Exjuliemccoy's picture

If you don’t speak up for yourself and require better from your H, this is what you’ll get.

My H tried blowing off our anniversary just ONCE. I held him accountable, and it has never happened again. 

Train your man. Set him up for success by TELLING HIM WHAT YOU WANT.

stepper47's picture

You are right, and Saturday night I did tell him for my gift I wanted to not work on the house and go spend time together.  He convinced me we needed to get the house painted.  That bothered me but I get it, we need to get it done, I am mostly upset that he quit on painting and skipped on dinner to go clean the pool for SD and is lying about that being the reason he cleaned it.  He claims she didnt ask until later in the evening when he told me about it but I know that is not true.  I need to get better about speaking up on these things at the time, I just always second guess myself

Dovina's picture

is you second guess yourself because your DH tells half truths about his "backdoor deals" with the "first" family. Might be some gaslighting going on, your self esteem wll lower (I mean look at how he chose to spend your anniv) he certainly didnt make it special for you. Yes you need to make it clear to him on what you expect, just like SD did. Fingers snapped, the pool is cleaned. See how that works!! However as his wife, and on your anniversary you expected a meal he said he would make. But he got tired, but not too tired to clean the pool for his DD.  Anyone in your position would begin doubting themself. Your gut knows . IMHO

stepper47's picture

Yes, and this has happened from time to time over the last 7 years of our marriage, where he tells me one thing but something else is actually going on.  It does make me feel crazy, like I am looking for reasons to be upset, but yesterday felt all wrong.   Thank you for chiming in, you put some of what I am feeling into words.  Just not sure how to approach it, he does not know I saw the texts.  

Exjuliemccoy's picture

This sounds like Cognitive Dissonance, and no wonder you're doubting yourself. Do some research on this and on gaslighting. You'll see that you're not crazy, and your H is playing both sides.

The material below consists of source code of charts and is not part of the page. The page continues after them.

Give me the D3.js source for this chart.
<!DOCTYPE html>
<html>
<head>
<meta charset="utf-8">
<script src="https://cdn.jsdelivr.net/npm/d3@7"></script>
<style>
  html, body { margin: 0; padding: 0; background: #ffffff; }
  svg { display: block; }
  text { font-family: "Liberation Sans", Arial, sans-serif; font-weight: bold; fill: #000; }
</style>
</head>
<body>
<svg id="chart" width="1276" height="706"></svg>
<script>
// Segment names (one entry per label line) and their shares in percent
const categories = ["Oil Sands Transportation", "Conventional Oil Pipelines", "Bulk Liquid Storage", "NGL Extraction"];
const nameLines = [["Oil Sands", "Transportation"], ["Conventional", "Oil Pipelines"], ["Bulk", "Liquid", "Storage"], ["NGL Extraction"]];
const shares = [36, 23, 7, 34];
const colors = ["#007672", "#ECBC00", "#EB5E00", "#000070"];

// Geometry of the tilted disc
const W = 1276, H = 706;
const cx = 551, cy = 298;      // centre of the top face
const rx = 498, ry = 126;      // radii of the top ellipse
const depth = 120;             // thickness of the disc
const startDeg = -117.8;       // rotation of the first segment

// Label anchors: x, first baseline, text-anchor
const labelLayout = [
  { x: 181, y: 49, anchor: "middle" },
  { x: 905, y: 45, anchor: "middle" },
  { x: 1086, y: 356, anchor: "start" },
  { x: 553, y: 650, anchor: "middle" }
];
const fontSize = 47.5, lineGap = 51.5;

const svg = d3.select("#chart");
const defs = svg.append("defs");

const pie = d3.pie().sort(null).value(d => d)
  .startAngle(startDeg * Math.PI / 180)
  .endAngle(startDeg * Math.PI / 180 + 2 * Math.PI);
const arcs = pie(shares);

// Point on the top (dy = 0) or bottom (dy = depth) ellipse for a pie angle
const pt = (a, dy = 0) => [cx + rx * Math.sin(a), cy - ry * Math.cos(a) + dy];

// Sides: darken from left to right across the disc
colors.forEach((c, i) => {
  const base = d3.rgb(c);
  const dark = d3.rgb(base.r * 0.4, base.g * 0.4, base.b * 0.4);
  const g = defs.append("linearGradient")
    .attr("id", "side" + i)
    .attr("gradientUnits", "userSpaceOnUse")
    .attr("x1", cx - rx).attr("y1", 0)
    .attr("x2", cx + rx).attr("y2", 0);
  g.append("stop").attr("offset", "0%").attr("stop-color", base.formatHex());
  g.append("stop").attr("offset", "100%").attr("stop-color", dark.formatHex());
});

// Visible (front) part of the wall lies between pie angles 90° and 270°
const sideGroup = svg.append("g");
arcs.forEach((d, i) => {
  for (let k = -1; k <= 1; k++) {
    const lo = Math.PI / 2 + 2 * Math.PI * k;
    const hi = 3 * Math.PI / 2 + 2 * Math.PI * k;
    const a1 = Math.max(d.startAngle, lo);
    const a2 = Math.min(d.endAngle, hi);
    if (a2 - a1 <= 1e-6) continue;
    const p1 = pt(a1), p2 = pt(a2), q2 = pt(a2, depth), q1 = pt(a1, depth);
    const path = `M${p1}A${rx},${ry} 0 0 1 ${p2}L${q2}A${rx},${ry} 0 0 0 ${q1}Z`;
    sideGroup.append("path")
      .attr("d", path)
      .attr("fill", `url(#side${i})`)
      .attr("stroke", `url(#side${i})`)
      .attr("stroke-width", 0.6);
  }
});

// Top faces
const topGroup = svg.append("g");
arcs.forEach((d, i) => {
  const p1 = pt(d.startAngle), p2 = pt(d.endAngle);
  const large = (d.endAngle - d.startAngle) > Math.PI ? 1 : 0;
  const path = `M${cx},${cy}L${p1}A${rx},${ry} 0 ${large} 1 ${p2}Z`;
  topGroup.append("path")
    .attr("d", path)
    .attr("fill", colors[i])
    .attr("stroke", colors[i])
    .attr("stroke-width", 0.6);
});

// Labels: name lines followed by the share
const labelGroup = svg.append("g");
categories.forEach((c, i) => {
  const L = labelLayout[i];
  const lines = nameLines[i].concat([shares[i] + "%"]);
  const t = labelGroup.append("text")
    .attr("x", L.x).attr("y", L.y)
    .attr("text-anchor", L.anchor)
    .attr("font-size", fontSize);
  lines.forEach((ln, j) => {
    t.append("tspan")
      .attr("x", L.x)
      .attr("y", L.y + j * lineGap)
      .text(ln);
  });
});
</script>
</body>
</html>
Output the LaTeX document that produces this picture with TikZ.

The devil on my shoulder thinks you should put a triple measure of chlorine in the pool. You know, since your H was so worried about it being clean.

stepper47's picture

I will do that, think you.  The research part, not the chlorine part.  I might want to get in. Lol

ndc's picture

The thing that would upset me the most is that he deliberately lied to you by telling you his daughter didn't ask about the pool until later in the evening.  Why should you trust anything else he tells you if he can't tell you the truth about that?

stepper47's picture

That is exactly what has been on my mind all day. I know why he lied, and why he hides some things to do with his kids from me, because he doesn't want me to get upset.  What he can't seem to figure out is that I am more upset by lying, like you said....what else is he not truthful about.  And you know....SD didn't even come over today.  Shocking.